Needlestick PreventionNeedles_and_Syringes.jpg

Needlestick injuries are wounds caused by needles that accidently puncture the skin. Though needlestick injuries are usually minor, they can be serious. They can cause skin infections, allergic reactions and deep tissue wounds. With certain precautions, you can prevent needlestick injuries. Some key actions you can do are to slow down, restrain animals properly, use proper equipment and get help from coworkers when needed.

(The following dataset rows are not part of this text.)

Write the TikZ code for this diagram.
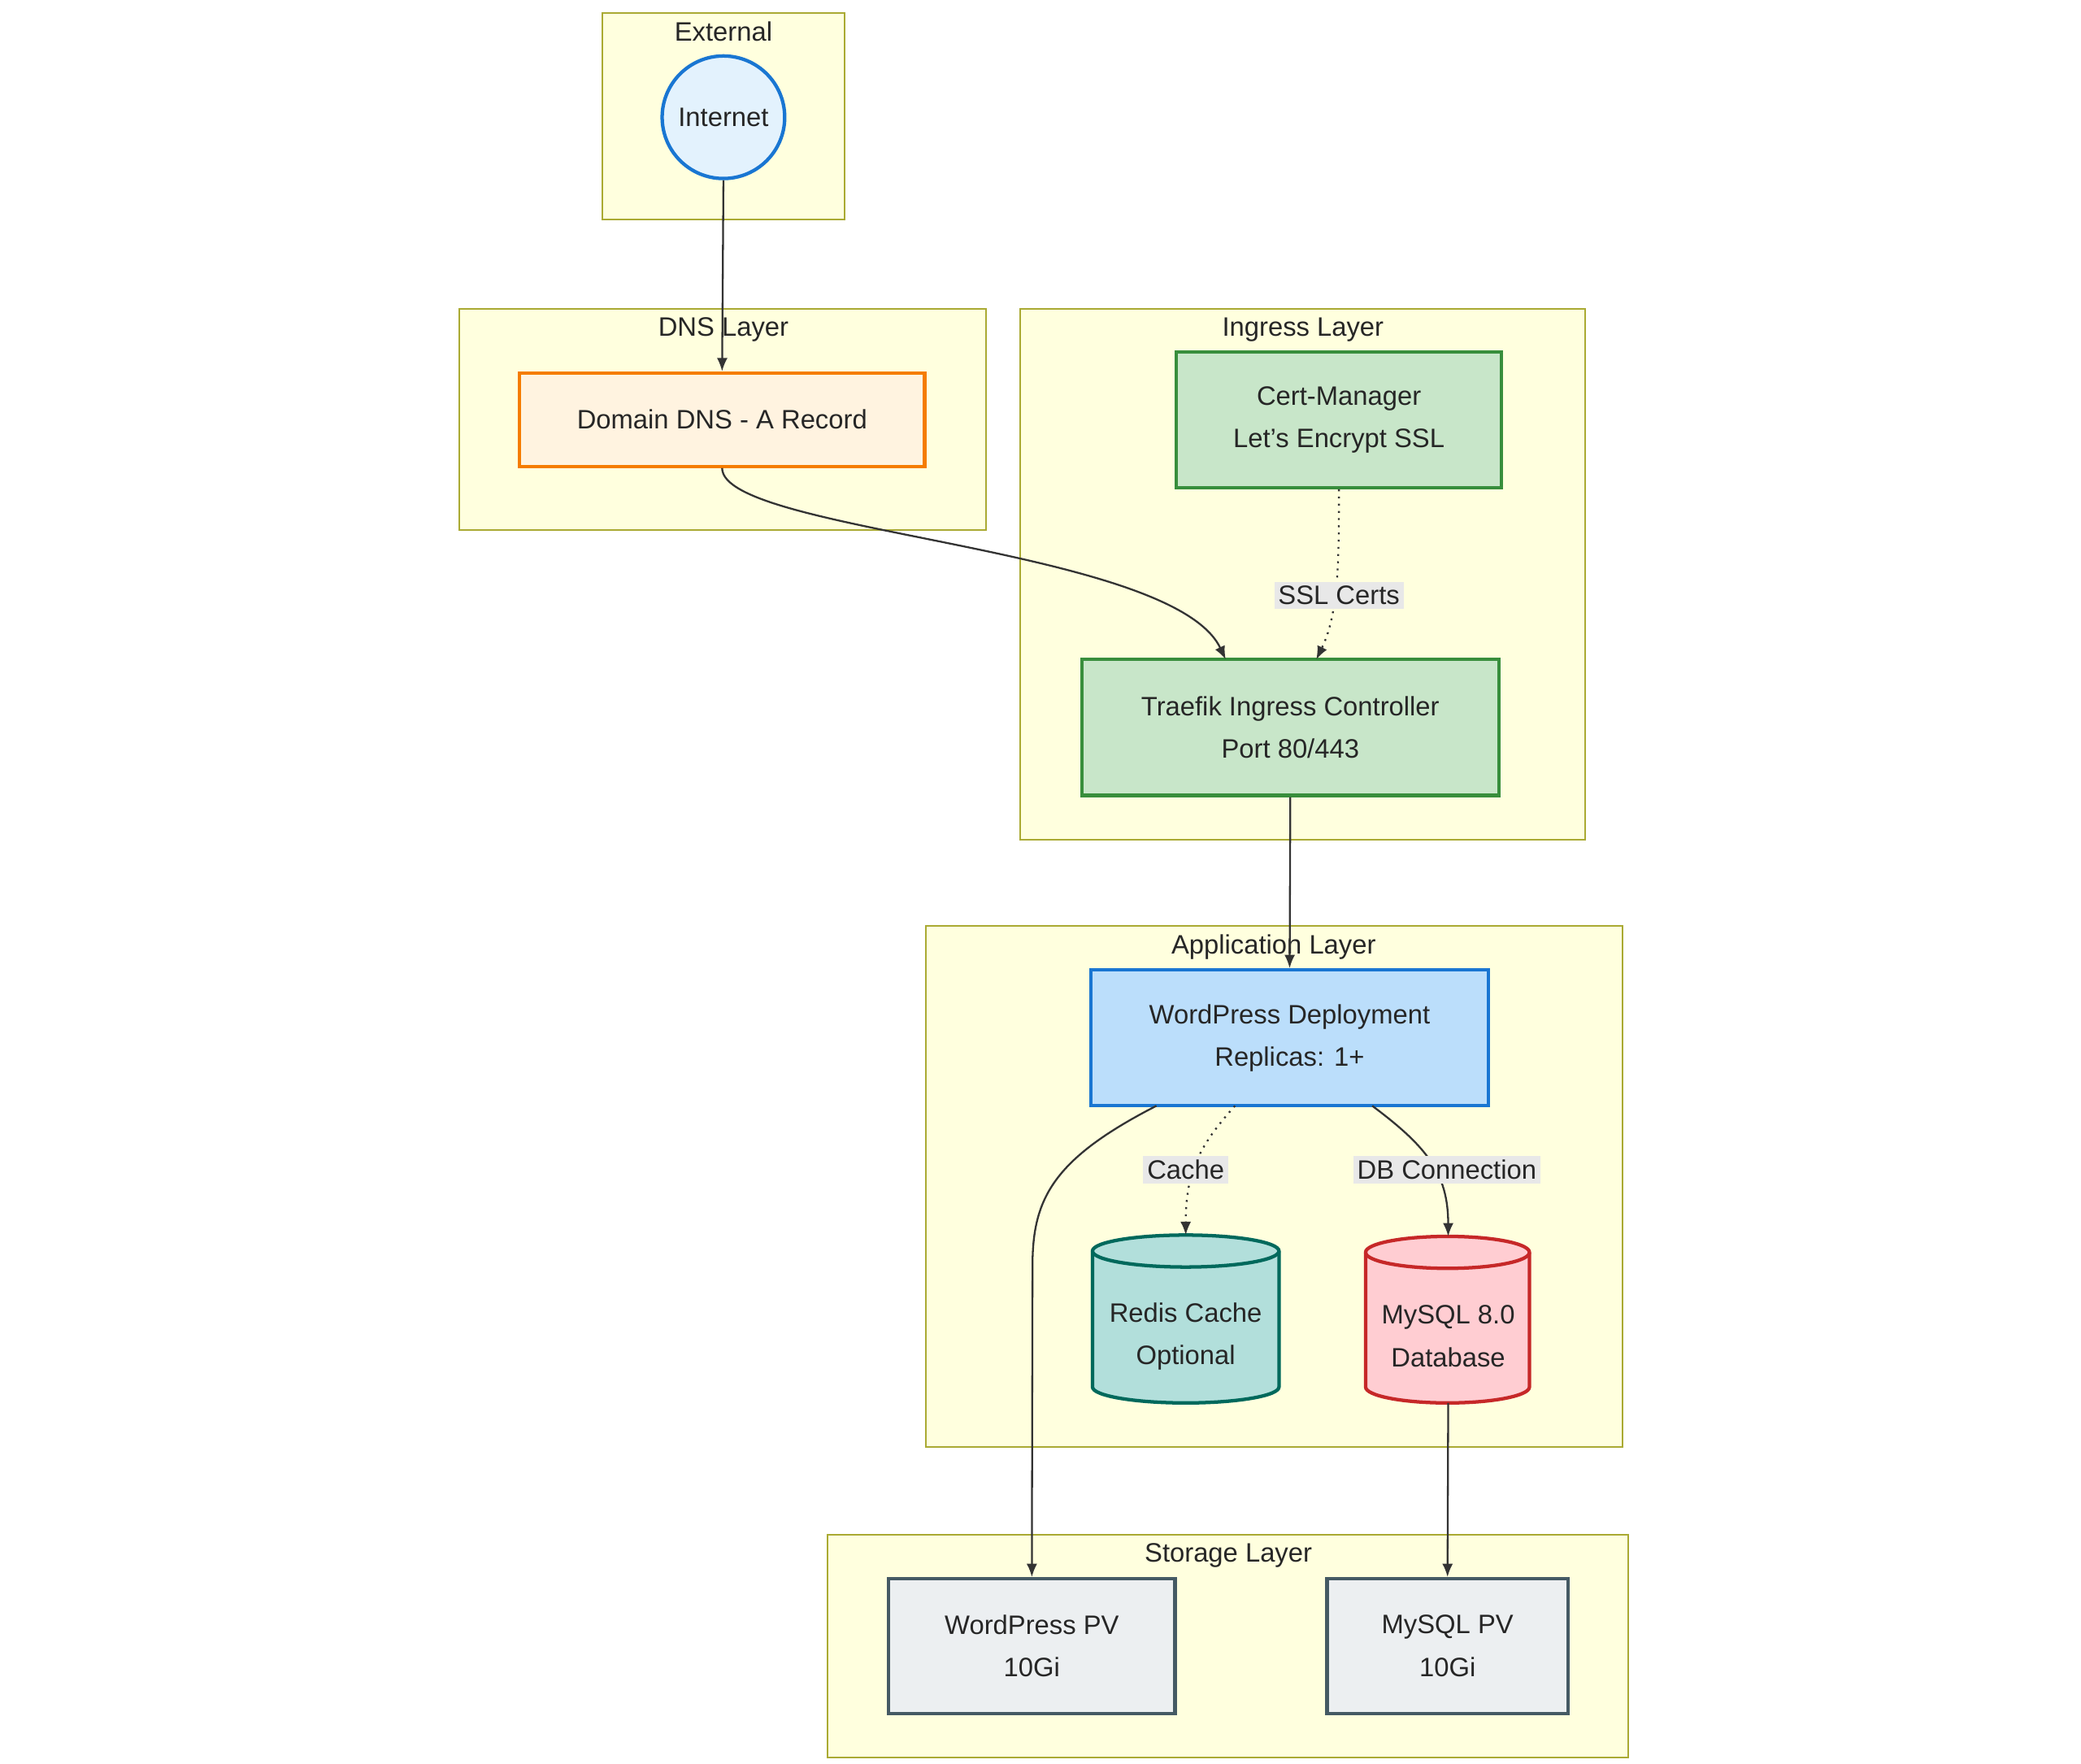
\documentclass[tikz,border=0pt]{standalone}
\usepackage{fontspec}
\setmainfont{Liberation Sans}
\usetikzlibrary{arrows.meta}
\definecolor{clfill}{HTML}{FFFFDE}
\definecolor{clline}{HTML}{AAAA33}
\definecolor{edge}{HTML}{333333}
\definecolor{lbl}{HTML}{E8E8E8}
\tikzset{
  x=0.5pt,y=-0.5pt,
  every node/.style={font=\fontsize{10pt}{16pt}\selectfont,text=black!85,align=center},
  cluster/.style={draw=clline,fill=clfill,line width=0.6pt},
  cltitle/.style={anchor=north,inner sep=2pt},
  box/.style={draw,line width=1.3pt,inner sep=0pt},
  conn/.style={draw=edge,line width=0.7pt,-{Latex[length=5pt,width=4pt]}},
  dot/.style={conn,dotted},
  elabel/.style={fill=lbl,inner sep=1.5pt},
}
\begin{document}
\begin{tikzpicture}
\useasboundingbox (0,0) rectangle (1562,1324);
% clusters
\draw[cluster] (452,10) rectangle (634,165); \node[cltitle] at (543,12) {External};
\draw[cluster] (345,232) rectangle (740,398); \node[cltitle] at (543,234) {DNS Layer};
\draw[cluster] (766,232) rectangle (1190,630); \node[cltitle] at (978,234) {Ingress Layer};
\draw[cluster] (695,695) rectangle (1218,1086); \node[cltitle] at (956,697) {Application Layer};
\draw[cluster] (621,1152) rectangle (1222,1319); \node[cltitle] at (922,1154) {Storage Layer};
% nodes
\node[circle,draw=blue!70!black,draw={rgb,255:red,25;green,118;blue,210},fill={rgb,255:red,227;green,242;blue,253},line width=1.3pt,minimum size=46pt,inner sep=0pt] (inet) at (543,88) {Internet};
\node[box,draw={rgb,255:red,245;green,124;blue,0},fill={rgb,255:red,255;green,243;blue,224},minimum width=152pt,minimum height=35pt] (dns) at (542,315) {Domain DNS - A Record};
\node[box,draw={rgb,255:red,56;green,142;blue,60},fill={rgb,255:red,200;green,230;blue,201},minimum width=122pt,minimum height=51pt] (cert) at (1005,315) {Cert-Manager\\Let's Encrypt SSL};
\node[box,draw={rgb,255:red,56;green,142;blue,60},fill={rgb,255:red,200;green,230;blue,201},minimum width=156.5pt,minimum height=51pt] (traefik) at (968.5,546) {Traefik Ingress Controller\\Port 80/443};
\node[box,draw={rgb,255:red,25;green,118;blue,210},fill={rgb,255:red,187;green,222;blue,251},minimum width=149pt,minimum height=51pt] (wp) at (968,779) {WordPress Deployment\\Replicas: 1+};
\node[box,draw={rgb,255:red,69;green,90;blue,100},fill={rgb,255:red,236;green,239;blue,241},minimum width=107.5pt,minimum height=50.5pt] (wppv) at (774.5,1235.5) {WordPress PV\\10Gi};
\node[box,draw={rgb,255:red,69;green,90;blue,100},fill={rgb,255:red,236;green,239;blue,241},minimum width=90.5pt,minimum height=50.5pt] (mypv) at (1086.5,1235.5) {MySQL PV\\10Gi};
% cylinders
\filldraw[line width=1.3pt,draw={rgb,255:red,0;green,105;blue,92},fill={rgb,255:red,178;green,223;blue,219}]
  (820,939) -- (820,1041) arc[start angle=180,end angle=360,x radius=35pt,y radius=6pt] -- (960,939) arc[start angle=0,end angle=180,x radius=35pt,y radius=6pt] -- cycle;
\draw[line width=1.3pt,draw={rgb,255:red,0;green,105;blue,92}] (820,939) arc[start angle=180,end angle=360,x radius=35pt,y radius=6pt];
\node (redis) at (890,1003) {Redis Cache\\Optional};
\coordinate (redistop) at (890,927);
\filldraw[line width=1.3pt,draw={rgb,255:red,198;green,40;blue,40},fill={rgb,255:red,255;green,205;blue,210}]
  (1025,940) -- (1025,1041) arc[start angle=180,end angle=360,x radius=30.75pt,y radius=6pt] -- (1148,940) arc[start angle=0,end angle=180,x radius=30.75pt,y radius=6pt] -- cycle;
\draw[line width=1.3pt,draw={rgb,255:red,198;green,40;blue,40}] (1025,940) arc[start angle=180,end angle=360,x radius=30.75pt,y radius=6pt];
\node (mysql) at (1087,1003) {MySQL 8.0\\Database};
\coordinate (mysqltop) at (1087,928);
\coordinate (mysqlbot) at (1087,1053);
% edges
\draw[conn] (inet.south) -- (dns.north);
\draw[conn] (dns.south) .. controls (542,400) and (880,410) .. (920,495);
\draw[dot] (cert.south) .. controls (1005,420) and (1005,460) .. (988,495);
\node[elabel] at (1005,447) {SSL Certs};
\draw[conn] (traefik.south) -- (wp.north);
\draw[conn] (868,830) .. controls (790,870) and (775,900) .. (775,950) -- (wppv.north);
\draw[dot] (927,830) .. controls (900,860) and (890,880) .. (redistop);
\node[elabel] at (890,878) {Cache};
\draw[conn] (1030,830) .. controls (1070,860) and (1087,880) .. (mysqltop);
\node[elabel] at (1086,878) {DB Connection};
\draw[conn] (mysqlbot) -- (mypv.north);
\end{tikzpicture}
\end{document}
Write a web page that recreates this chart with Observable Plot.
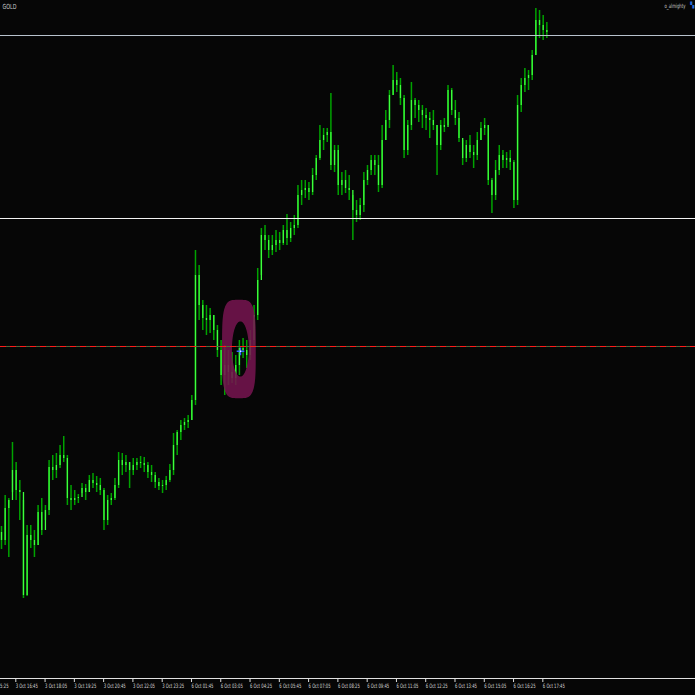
<!DOCTYPE html>
<html><head><meta charset="utf-8">
<script src="https://cdn.jsdelivr.net/npm/d3@7"></script>
<script src="https://cdn.jsdelivr.net/npm/@observablehq/plot@0.6"></script>
<style>
html,body{margin:0;padding:0;background:#060606;overflow:hidden;}
#chart svg{display:block;}
</style></head>
<body><div id="chart"></div>
<script>
const symbol = "GOLD";
const author = "o_almighty";
// bar high / low / close (open = previous close)
const highs = [3838.5,3846.25,3845.5,3859.5,3854.5,3850,3845,3838.75,3838.75,3837.5,3843.75,3845.5,3843.75,3855,3856.25,3856.75,3858.75,3861,3856.25,3848.75,
3847.5,3846.5,3849.25,3849,3851.25,3851.75,3851,3850.5,3848,3846.25,3846.75,3850.5,3857,3856.75,3856.25,3854.5,3855.5,3855.5,3856,3855.75,
3854.5,3853.75,3852,3850.5,3850,3851,3854,3861.75,3862.5,3865,3865.5,3866.25,3871.25,3907.5,3903.75,3895,3893.75,3893,3891.25,3888.75,
3885,3883.75,3882.5,3882,3881.25,3885,3885.5,3885,3887.5,3893.75,3903,3913,3913.75,3911.25,3911.25,3912.5,3912,3913.75,3916.5,3914.5,
3916.25,3923.75,3925,3925,3924.5,3928,3931.25,3938.75,3938,3938,3946.75,3933.75,3933.75,3927,3927.5,3926.25,3921.25,3920,3920.5,3927,
3928.75,3931.25,3931.25,3931.25,3938.75,3942.5,3947.5,3953.75,3952,3950.5,3946.25,3940,3949.5,3945.5,3945,3943.75,3943,3942,3942.5,3938.75,
3940,3940.5,3948.75,3948,3945,3942,3935,3935,3936.25,3933.75,3937,3939.5,3940.5,3938.75,3925.5,3930,3933.75,3932.5,3932,3932.5,
3930,3946.25,3950.5,3953,3952.5,3957.5,3968,3967.5,3966.25,3964.5];
const lows = [3832.75,3833.75,3830.75,3847,3845,3840,3820.5,3821,3833,3830.75,3833.75,3836.25,3840,3841.25,3850,3850.5,3853,3854.5,3843.75,3842.5,
3843.75,3844.25,3846.75,3845,3847,3848,3847,3846.25,3837.5,3838.75,3843.75,3845,3848,3851.25,3852,3848,3851.25,3852.5,3853,3852,
3850.5,3849.5,3848,3847.5,3846.75,3847.5,3849.5,3851.25,3856.25,3860,3862.5,3863,3865,3868.75,3890,3887.5,3886.25,3886.75,3885,3880.75,
3873.75,3871.25,3873.75,3874.25,3873.75,3876.25,3880.5,3878,3880,3883.75,3890,3901.25,3907.5,3905.5,3906.25,3907,3907.5,3908.75,3908.75,3909.5,
3911.25,3913,3918.75,3920.5,3920,3921.25,3925,3930,3932.5,3934.5,3927.5,3927,3921.25,3921.25,3921.75,3920,3910,3914.5,3915,3917,
3923.75,3926.25,3926.25,3922,3923,3935,3938,3946.25,3947,3943.75,3930.5,3931.25,3937.5,3940.5,3939.5,3938,3937.5,3935.5,3937.5,3926.25,
3932.5,3937,3938.75,3941.25,3938.75,3934.5,3928.75,3929.5,3930.5,3928,3930,3935,3936.25,3923.75,3916.75,3920,3926.25,3928,3928,3927.5,
3918,3918.75,3942,3947,3947.5,3950,3956.25,3960.5,3960,3960.5];
const closes = [3835,3843,3845,3852.5,3847.5,3847,3821.25,3836.25,3835,3833.75,3842,3837.5,3842.5,3853.25,3852.5,3853.75,3856.25,3855.5,3845.5,3845,
3845.5,3845.75,3848,3847,3850,3849.25,3848.75,3847.5,3840,3845,3845.5,3848.75,3855,3853.75,3854.5,3852.5,3853.75,3854.5,3854.25,3853.75,
3852,3851.25,3849.5,3848.5,3848.75,3850,3852.5,3858.75,3862,3863.75,3864.5,3865,3870,3901.25,3893.75,3890.5,3890,3891.25,3887.5,3882.5,
3876.25,3878.75,3877,3875.5,3878.75,3883,3882.5,3881.25,3885,3891.25,3900,3911.25,3910,3907.5,3908.75,3910,3909.25,3912.5,3910.5,3913,
3913.75,3921.25,3922.5,3923,3922,3926.25,3930.5,3935,3936.25,3937,3928.75,3932.5,3923.75,3925,3923,3922.5,3917.5,3916.25,3918.75,3925,
3927.5,3930,3928.75,3923.75,3935,3940,3946.25,3950,3948.75,3945.5,3932.5,3938.75,3945,3943.75,3942.5,3941.25,3940.5,3940,3938.75,3933.75,
3938.75,3938.25,3947.5,3942.5,3940.5,3935.5,3930.5,3933.75,3932,3931.25,3935,3938,3938.75,3925,3921.25,3927.5,3931.25,3930,3930.5,3929.5,
3920,3943.75,3948.75,3950.5,3951.25,3956.25,3965,3963.75,3962.5,3962];
const firstOpen = 3837;

// horizontal levels
const levels = [3961.25, 3915.5];
const levelColors = ["#b8c2cc", "#f2f2f2"];
const dashedLevel = 3883.5;

// highlight ring (bar index / price)
const ringCenter = {bar: 65, price: 3882.75};
const ringOuter = {bars: 4.6, price: 12.3};
const ringInner = {bars: 2.3, price: 6.9, shiftBar: 0.4};
const markerPoint = {bar: 65.3, price: 3882.3};

// time axis
const tickBars = [-4.64,3.36,11.36,19.36,27.36,35.36,43.36,51.36,59.36,67.36,75.36,83.36,91.36,99.36,107.36,115.36,123.36,131.36,139.36,147.36];
const tickLabels = ["3 Oct 15:25","3 Oct 16:45","3 Oct 18:05","3 Oct 19:25","3 Oct 20:45","3 Oct 22:05","3 Oct 23:25","6 Oct 01:45","6 Oct 03:05","6 Oct 04:25","6 Oct 05:45","6 Oct 07:05","6 Oct 08:25","6 Oct 09:45","6 Oct 11:05","6 Oct 12:25","6 Oct 13:45","6 Oct 15:05","6 Oct 16:25","6 Oct 17:45"];

const bars = highs.map((h, i) => ({
  i, high: h, low: lows[i], close: closes[i],
  open: i === 0 ? firstOpen : closes[i - 1]
}));
const labelMap = new Map(tickBars.map((t, k) => [t, tickLabels[k]]));

const plot = Plot.plot({
  width: 695, height: 695,
  marginTop: 0, marginBottom: 17, marginLeft: 0, marginRight: 0,
  style: {background: "#060606", color: "#d0d0d0", fontFamily: "DejaVu Sans Condensed, Liberation Sans Narrow, sans-serif"},
  x: {domain: [-0.2732, 189.617], axis: null},
  y: {domain: [3800.5, 3970], axis: null},
  marks: [
    Plot.ruleX(bars, {x: "i", y1: "low", y2: "high", stroke: "#00a300", strokeWidth: 1.5}),
    Plot.ruleX(bars, {x: "i", y1: "open", y2: "close", stroke: "#3dff3d", strokeWidth: 1.3}),
    Plot.ruleY(levels, {y: d => d, stroke: (d, k) => levelColors[k]}),
    Plot.ruleY([dashedLevel], {stroke: "#4f6a3c", strokeWidth: 1}),
    Plot.ruleY([dashedLevel], {stroke: "#ff1a1a", strokeWidth: 1, strokeDasharray: "6,4"}),
    Plot.dot([markerPoint], {x: "bar", y: "price", symbol: "plus", r: 2.6, stroke: "#2f66ff", strokeWidth: 1.4}),
    Plot.dot([markerPoint], {x: "bar", y: "price", r: 0.8, fill: "#ffffff"}),
    Plot.frame({anchor: "bottom", stroke: "#e0e0e0"}),
    Plot.axisX({ticks: tickBars, tickFormat: d => labelMap.get(d), tickSize: 4, tickPadding: 1,
      textAnchor: "start", dx: 2, fontSize: 6, stroke: "#e0e0e0", fill: "#d8d8d8"}),
    Plot.text([symbol], {frameAnchor: "top-left", dx: 2, dy: 4, fill: "#c8c8c8", fontSize: 7, textAnchor: "start"}),
    Plot.text([author], {frameAnchor: "top-right", dx: -10, dy: 3, fill: "#c8c8c8", fontSize: 6, textAnchor: "end"}),
    Plot.text(["▚"], {frameAnchor: "top-right", dx: -1, dy: 2, fill: "#2a6bd8", fontSize: 6, textAnchor: "end"})
  ]
});

// tighten axis labels
d3.select(plot).selectAll("g[aria-label='x-axis tick label'] text")
  .attr("textLength", 22).attr("lengthAdjust", "spacingAndGlyphs");
d3.select(plot).selectAll("g[aria-label='text'] text").each(function() {
  const t = this.textContent;
  if (t === symbol) d3.select(this).attr("textLength", 14).attr("lengthAdjust", "spacingAndGlyphs");
  if (t === author) d3.select(this).attr("textLength", 21).attr("lengthAdjust", "spacingAndGlyphs");
});

// highlight ring through the plot's scales
const sx = plot.scale("x"), sy = plot.scale("y");
function shape(cb, cp, rb, rp, n, steps) {
  const pts = [];
  for (let k = 0; k < steps; k++) {
    const a = (k / steps) * 2 * Math.PI;
    const c = Math.cos(a), s = Math.sin(a);
    const fx = Math.sign(c) * Math.pow(Math.abs(c), 2 / n);
    const fy = Math.sign(s) * Math.pow(Math.abs(s), 2 / n);
    pts.push([sx.apply(cb + rb * fx), sy.apply(cp + rp * fy)]);
  }
  return "M" + pts.map(p => p.join(",")).join("L") + "Z";
}
const ringPath = shape(ringCenter.bar, ringCenter.price, ringOuter.bars, ringOuter.price, 4, 160) +
  shape(ringCenter.bar + ringInner.shiftBar, ringCenter.price, ringInner.bars, ringInner.price, 2, 120);
const svgNS = "http://www.w3.org/2000/svg";
const ring = document.createElementNS(svgNS, "path");
ring.setAttribute("d", ringPath);
ring.setAttribute("fill", "#74154e");
ring.setAttribute("fill-opacity", "0.88");
ring.setAttribute("fill-rule", "evenodd");
const body = plot.querySelector("g[stroke='#3dff3d']");
if (body) body.after(ring); else plot.appendChild(ring);

document.getElementById("chart").appendChild(plot);
</script>
</body></html>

 A few rules to follow are; don’t cap or uncap needles with your mouth, don’t put syringes in your mouth to help carry them from place to place and don’t put syringes or needles in your pockets. Nearly half of needlestick injuries come after the injection. Keep an approved sharps container close by and discard used needles right away. You can eliminate sticks from recapping the needles by disposing the needles directly. However, if you do need to recap a needle, lay the cap down on a level surface and use the scoop method of recapping. 

When You Get Stuck

If you ever get stuck by a needle:

  1. Stop what you are doing
  2. Wash the skin with soap and water immediately
  3. Notify supervisor and if needed your health care provider
  4. Observe the exposed area for an inflammatory reaction
  5. If the drug is known for “human toxicity” call your local poison control center immediately

Anyone routinely giving injections should have a current tetanus immunization.  Be sure you are familiar with type of medication you are working with by reading the label or safety data sheets (SDS).

 Restraint of Animals

Before you get started, take time out to review how you plan to restrain the animal. Many injuries are the result of inadequate design of the structures used to confine and restrain the animal. If you have a less than ideal restraint facility, be aware of your surroundings and look for slip, trip and fall hazards.  Though there are times when appropriate facilities to restrain an animal are not available, in these situations be sure to ask for help. Properly restraining protects you, your coworkers and the animal from injury.

 It is important that all people involved in medicating animals have proper training and supervision to make the workplace safe.